Et dans tout ça, cher M. Lafrance, ce que je trouve dommage, c'est que dans ce débat, il y a des gens comme vous qui ne verront jamais un puits apparaître à 100 mètres de leur demeure ou de leur chalet, avec un va-et-vient incessant de camions pendant le forage, vous n'aurez pas un bassin de décantation d'où s'évaporent des produits toxiques... Vous serez bien au chaud avec votre gaz naturel dans vos luxueuses demeures alors que nous, on subira tout le dommage et le désagrément.

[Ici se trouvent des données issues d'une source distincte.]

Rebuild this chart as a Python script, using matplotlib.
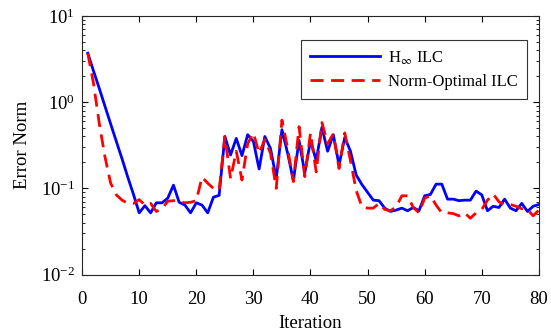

Les arguments de gens comme vous qui nous demandent de tout accepter sans plier l'échine pour le bien commun alors que dans le fond, la très grande majorité des dollars engendrés par l'exploitation de nos ressources ne viendront pas enrichir la collectivité québécoise, mais les actionnaires.Lorsque vous êtes devant un miroir, êtes-vous réellement capable de vous dire que vous laisseriez forer un puits derrière votre maison ou que vous achèteriez une maison qui a comme voisin un puits de gaz de schiste avec des camions qui viennent sans arrêt pendant un mois? Vraiment? Si c'est le cas, je vous mets au défi d'échanger ma maison contre la vôtre et, comme on dit en région, «vos babines pourront suivre vos bottines»!
Je veux bien continuer de m'informer et chercher à comprendre tout ce qui se passe dans ce dossier. Je vois bien le travail de puissants lobbys qui grenouillent dans cette marre toxique, mais c'est curieux, ils semblent être bien plus du même côté que celui de l'industrie gazière. Tout comme vous d'ailleurs.